• _The request_: For the copy, please give all of the data again exactly and leave the pictures out.
-- start Recorded data --
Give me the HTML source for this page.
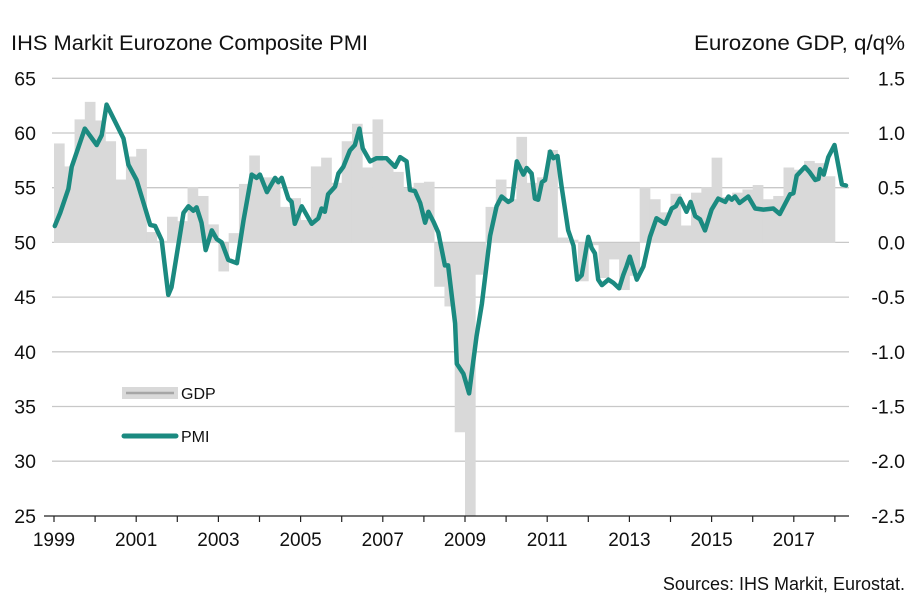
<!DOCTYPE html>
<html><head><meta charset="utf-8"><style>
body{margin:0;background:#fff;font-family:"Liberation Sans",Arial,sans-serif;}
svg text{font-family:"Liberation Sans",Arial,sans-serif;fill:#111;}
</style></head><body>
<svg id="chart" width="924" height="608" viewBox="0 0 924 608" xmlns="http://www.w3.org/2000/svg">
<text x="11" y="50" font-size="21" textLength="357" lengthAdjust="spacingAndGlyphs">IHS Markit Eurozone Composite PMI</text>
<text x="694" y="50" font-size="21" textLength="211" lengthAdjust="spacingAndGlyphs">Eurozone GDP, q/q%</text>
<text x="905" y="590" font-size="18" text-anchor="end">Sources: IHS Markit, Eurostat.</text>
<g id="grid"></g><g id="bars"></g><g id="line"></g><g id="axes"></g>
<g>
<rect x="122" y="387" width="56" height="12" fill="#d9d9d9"/>
<line x1="126" y1="393" x2="174" y2="393" stroke="#a6a6a6" stroke-width="2.5"/>
<text x="181" y="399" font-size="16">GDP</text>
<line x1="124" y1="436" x2="176" y2="436" stroke="#1b8a80" stroke-width="5" stroke-linecap="round"/>
<text x="181" y="442" font-size="16">PMI</text>
</g>
</svg>
<script>
const leftTicks=[65,60,55,50,45,40,35,30,25];
const rightTicks=["1.5","1.0","0.5","0.0","-0.5","-1.0","-1.5","-2.0","-2.5"];
const yearLabels=[1999,2001,2003,2005,2007,2009,2011,2013,2015,2017];
const gdpValues=[0.91,0.70,1.13,1.29,1.12,0.93,0.58,0.79,0.86,0.10,0.02,0.24,0.20,0.51,0.43,0.17,-0.26,0.09,0.54,0.80,0.60,0.60,0.33,0.41,0.21,0.70,0.78,0.55,0.93,1.09,0.69,1.13,0.75,0.65,0.50,0.55,0.56,
-0.40,-0.58,-1.73,-2.55,-0.29,0.33,0.58,0.40,0.97,0.55,0.60,0.85,0.05,0.03,-0.35,-0.02,-0.32,-0.15,-0.43,-0.30,0.51,0.40,0.28,0.45,0.16,0.46,0.51,0.78,0.42,0.46,0.49,0.53,0.40,0.43,0.69,0.67,0.75,0.73,0.61];
const pmiDates=[1999.02,1999.15,1999.35,1999.43,1999.75,2000.04,2000.16,2000.28,2000.69,2000.81,2001.01,2001.34,2001.46,2001.62,2001.78,2001.86,2002.15,2002.27,2002.39,2002.47,2002.59,2002.69,2002.84,2002.96,2003.08,2003.24,2003.45,2003.61,2003.81,2003.93,2004.01,2004.18,2004.38,2004.46,2004.54,2004.70,2004.78,2004.86,2005.03,2005.27,2005.43,2005.51,2005.59,2005.67,2005.84,2005.92,2006.04,2006.20,2006.32,2006.43,2006.51,2006.69,2006.85,2007.09,2007.30,2007.42,2007.58,2007.66,2007.78,2007.91,2008.03,2008.11,2008.23,2008.35,2008.43,2008.51,2008.59,2008.76,2008.80,2008.96,2009.10,2009.28,2009.41,2009.53,2009.61,2009.77,2009.89,2010.05,2010.14,2010.26,2010.42,2010.50,2010.62,2010.70,2010.78,2010.87,2010.95,2011.07,2011.15,2011.25,2011.35,2011.51,2011.64,2011.73,2011.84,2012.00,2012.08,2012.16,2012.24,2012.33,2012.49,2012.61,2012.75,2012.85,2012.93,2013.01,2013.18,2013.34,2013.50,2013.66,2013.87,2014.03,2014.13,2014.23,2014.39,2014.49,2014.60,2014.72,2014.84,2015.00,2015.16,2015.33,2015.41,2015.49,2015.57,2015.68,2015.89,2016.06,2016.26,2016.50,2016.66,2016.91,2016.99,2017.07,2017.27,2017.39,2017.52,2017.60,2017.64,2017.73,2017.84,2017.99,2018.17,2018.27];
const pmiValues=[51.5,52.7,54.9,56.9,60.4,58.9,59.8,62.6,59.5,57.1,55.7,51.6,51.5,50.2,45.2,45.9,52.7,53.3,52.9,53.2,51.8,49.3,51.1,50.3,50.0,48.4,48.1,52.0,56.2,55.9,56.2,54.6,55.9,55.5,55.9,54.0,53.7,51.7,53.3,51.7,52.2,53.1,52.8,54.4,55.1,56.3,56.9,58.4,58.9,60.4,58.6,57.4,57.7,57.7,56.9,57.8,57.4,54.8,54.7,53.6,51.8,52.8,51.9,50.9,49.4,47.9,47.9,42.6,38.9,38.0,36.2,41.4,44.4,48.1,50.6,53.3,54.2,53.7,53.9,57.4,56.2,56.8,56.3,54.0,53.9,55.5,55.7,58.3,57.7,57.9,55.1,51.1,49.7,46.6,47.0,50.5,49.5,49.0,46.6,46.1,46.6,46.3,45.8,47.0,47.8,48.7,46.6,47.8,50.5,52.2,51.7,53.1,53.3,54.0,52.8,53.7,52.4,52.1,51.1,53.0,54.0,53.7,54.2,53.9,54.2,53.6,54.2,53.1,53.0,53.1,52.6,54.4,54.5,56.1,56.9,56.4,55.7,55.8,56.7,56.2,57.8,58.9,55.3,55.2];

const NS="http://www.w3.org/2000/svg";
const X0=54,PX_YR=41.1,PL=52,PR=849;
function xOf(t){return X0+(t-1999)*PX_YR;}
function yL(v){return 78.3+(65-v)*10.94;}
function yR(v){return 243+(0-v)*109.4;}
function mk(tag,attrs,parent){const e=document.createElementNS(NS,tag);for(const k in attrs)e.setAttribute(k,attrs[k]);parent.appendChild(e);return e;}
const grid=document.getElementById('grid'),bars=document.getElementById('bars'),line=document.getElementById('line'),axes=document.getElementById('axes');
leftTicks.forEach((v,i)=>{
  const y=yL(v);
  if(i<leftTicks.length-1){const g=mk('line',{x1:PL,x2:PR,y1:y,y2:y,stroke:'#c8c8c8','stroke-width':1.3},grid);
  
  }
  const t=mk('text',{x:36,y:y+7,'font-size':19.5,'text-anchor':'end'},axes);t.textContent=v;
  
  
  const r=mk('text',{x:905,y:y+7,'font-size':19.5,'text-anchor':'end'},axes);r.textContent=rightTicks[i];
  
  
});
const qw=PX_YR/4;
gdpValues.forEach((v,i)=>{
  const x=xOf(1999+i/4),y0=yR(0),y1=yR(Math.max(v,-2.5));
  const b=mk('rect',{x:x,y:Math.min(y0,y1),width:qw+0.4,height:Math.abs(y1-y0),fill:'#d9d9d9'},bars);
  
  
});
const d=pmiDates.map((t,i)=>(i?'L':'M')+xOf(t).toFixed(1)+','+yL(pmiValues[i]).toFixed(1)).join(' ');
const p=mk('path',{d:d,fill:'none',stroke:'#1b8a80','stroke-width':4.5,'stroke-linejoin':'round','stroke-linecap':'round'},line);


const ax=mk('line',{x1:PL-8,x2:PR,y1:516,y2:516,stroke:'#222','stroke-width':1.2},axes);


for(let yr=1999;yr<=2018;yr++){
  const tk=mk('line',{x1:xOf(yr),x2:xOf(yr),y1:516,y2:522,stroke:'#222','stroke-width':1.2},axes);
  
  
}
yearLabels.forEach(yr=>{
  const t=mk('text',{x:xOf(yr),y:546,'font-size':19,'text-anchor':'middle'},axes);t.textContent=yr;
  
  
});
</script>
</body></html>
-- end Recorded data --
• _Full response_:
Give me the HTML source for this page.
<!DOCTYPE html>
<html><head><meta charset="utf-8"><style>
body{margin:0;background:#fff;font-family:"Liberation Sans",Arial,sans-serif;}
svg text{font-family:"Liberation Sans",Arial,sans-serif;fill:#111;}
</style></head><body>
<svg id="chart" width="924" height="608" viewBox="0 0 924 608" xmlns="http://www.w3.org/2000/svg">
<text x="11" y="50" font-size="21" textLength="357" lengthAdjust="spacingAndGlyphs">IHS Markit Eurozone Composite PMI</text>
<text x="694" y="50" font-size="21" textLength="211" lengthAdjust="spacingAndGlyphs">Eurozone GDP, q/q%</text>
<text x="905" y="590" font-size="18" text-anchor="end">Sources: IHS Markit, Eurostat.</text>
<g id="grid"></g><g id="bars"></g><g id="line"></g><g id="axes"></g>
<g>
<rect x="122" y="387" width="56" height="12" fill="#d9d9d9"/>
<line x1="126" y1="393" x2="174" y2="393" stroke="#a6a6a6" stroke-width="2.5"/>
<text x="181" y="399" font-size="16">GDP</text>
<line x1="124" y1="436" x2="176" y2="436" stroke="#1b8a80" stroke-width="5" stroke-linecap="round"/>
<text x="181" y="442" font-size="16">PMI</text>
</g>
</svg>
<script>
const leftTicks=[65,60,55,50,45,40,35,30,25];
const rightTicks=["1.5","1.0","0.5","0.0","-0.5","-1.0","-1.5","-2.0","-2.5"];
const yearLabels=[1999,2001,2003,2005,2007,2009,2011,2013,2015,2017];
const gdpValues=[0.91,0.70,1.13,1.29,1.12,0.93,0.58,0.79,0.86,0.10,0.02,0.24,0.20,0.51,0.43,0.17,-0.26,0.09,0.54,0.80,0.60,0.60,0.33,0.41,0.21,0.70,0.78,0.55,0.93,1.09,0.69,1.13,0.75,0.65,0.50,0.55,0.56,
-0.40,-0.58,-1.73,-2.55,-0.29,0.33,0.58,0.40,0.97,0.55,0.60,0.85,0.05,0.03,-0.35,-0.02,-0.32,-0.15,-0.43,-0.30,0.51,0.40,0.28,0.45,0.16,0.46,0.51,0.78,0.42,0.46,0.49,0.53,0.40,0.43,0.69,0.67,0.75,0.73,0.61];
const pmiDates=[1999.02,1999.15,1999.35,1999.43,1999.75,2000.04,2000.16,2000.28,2000.69,2000.81,2001.01,2001.34,2001.46,2001.62,2001.78,2001.86,2002.15,2002.27,2002.39,2002.47,2002.59,2002.69,2002.84,2002.96,2003.08,2003.24,2003.45,2003.61,2003.81,2003.93,2004.01,2004.18,2004.38,2004.46,2004.54,2004.70,2004.78,2004.86,2005.03,2005.27,2005.43,2005.51,2005.59,2005.67,2005.84,2005.92,2006.04,2006.20,2006.32,2006.43,2006.51,2006.69,2006.85,2007.09,2007.30,2007.42,2007.58,2007.66,2007.78,2007.91,2008.03,2008.11,2008.23,2008.35,2008.43,2008.51,2008.59,2008.76,2008.80,2008.96,2009.10,2009.28,2009.41,2009.53,2009.61,2009.77,2009.89,2010.05,2010.14,2010.26,2010.42,2010.50,2010.62,2010.70,2010.78,2010.87,2010.95,2011.07,2011.15,2011.25,2011.35,2011.51,2011.64,2011.73,2011.84,2012.00,2012.08,2012.16,2012.24,2012.33,2012.49,2012.61,2012.75,2012.85,2012.93,2013.01,2013.18,2013.34,2013.50,2013.66,2013.87,2014.03,2014.13,2014.23,2014.39,2014.49,2014.60,2014.72,2014.84,2015.00,2015.16,2015.33,2015.41,2015.49,2015.57,2015.68,2015.89,2016.06,2016.26,2016.50,2016.66,2016.91,2016.99,2017.07,2017.27,2017.39,2017.52,2017.60,2017.64,2017.73,2017.84,2017.99,2018.17,2018.27];
const pmiValues=[51.5,52.7,54.9,56.9,60.4,58.9,59.8,62.6,59.5,57.1,55.7,51.6,51.5,50.2,45.2,45.9,52.7,53.3,52.9,53.2,51.8,49.3,51.1,50.3,50.0,48.4,48.1,52.0,56.2,55.9,56.2,54.6,55.9,55.5,55.9,54.0,53.7,51.7,53.3,51.7,52.2,53.1,52.8,54.4,55.1,56.3,56.9,58.4,58.9,60.4,58.6,57.4,57.7,57.7,56.9,57.8,57.4,54.8,54.7,53.6,51.8,52.8,51.9,50.9,49.4,47.9,47.9,42.6,38.9,38.0,36.2,41.4,44.4,48.1,50.6,53.3,54.2,53.7,53.9,57.4,56.2,56.8,56.3,54.0,53.9,55.5,55.7,58.3,57.7,57.9,55.1,51.1,49.7,46.6,47.0,50.5,49.5,49.0,46.6,46.1,46.6,46.3,45.8,47.0,47.8,48.7,46.6,47.8,50.5,52.2,51.7,53.1,53.3,54.0,52.8,53.7,52.4,52.1,51.1,53.0,54.0,53.7,54.2,53.9,54.2,53.6,54.2,53.1,53.0,53.1,52.6,54.4,54.5,56.1,56.9,56.4,55.7,55.8,56.7,56.2,57.8,58.9,55.3,55.2];

const NS="http://www.w3.org/2000/svg";
const X0=54,PX_YR=41.1,PL=52,PR=849;
function xOf(t){return X0+(t-1999)*PX_YR;}
function yL(v){return 78.3+(65-v)*10.94;}
function yR(v){return 243+(0-v)*109.4;}
function mk(tag,attrs,parent){const e=document.createElementNS(NS,tag);for(const k in attrs)e.setAttribute(k,attrs[k]);parent.appendChild(e);return e;}
const grid=document.getElementById('grid'),bars=document.getElementById('bars'),line=document.getElementById('line'),axes=document.getElementById('axes');
leftTicks.forEach((v,i)=>{
  const y=yL(v);
  if(i<leftTicks.length-1){const g=mk('line',{x1:PL,x2:PR,y1:y,y2:y,stroke:'#c8c8c8','stroke-width':1.3},grid);
  
  }
  const t=mk('text',{x:36,y:y+7,'font-size':19.5,'text-anchor':'end'},axes);t.textContent=v;
  
  
  const r=mk('text',{x:905,y:y+7,'font-size':19.5,'text-anchor':'end'},axes);r.textContent=rightTicks[i];
  
  
});
const qw=PX_YR/4;
gdpValues.forEach((v,i)=>{
  const x=xOf(1999+i/4),y0=yR(0),y1=yR(Math.max(v,-2.5));
  const b=mk('rect',{x:x,y:Math.min(y0,y1),width:qw+0.4,height:Math.abs(y1-y0),fill:'#d9d9d9'},bars);
  
  
});
const d=pmiDates.map((t,i)=>(i?'L':'M')+xOf(t).toFixed(1)+','+yL(pmiValues[i]).toFixed(1)).join(' ');
const p=mk('path',{d:d,fill:'none',stroke:'#1b8a80','stroke-width':4.5,'stroke-linejoin':'round','stroke-linecap':'round'},line);


const ax=mk('line',{x1:PL-8,x2:PR,y1:516,y2:516,stroke:'#222','stroke-width':1.2},axes);


for(let yr=1999;yr<=2018;yr++){
  const tk=mk('line',{x1:xOf(yr),x2:xOf(yr),y1:516,y2:522,stroke:'#222','stroke-width':1.2},axes);
  
  
}
yearLabels.forEach(yr=>{
  const t=mk('text',{x:xOf(yr),y:546,'font-size':19,'text-anchor':'middle'},axes);t.textContent=yr;
  
  
});
</script>
</body></html>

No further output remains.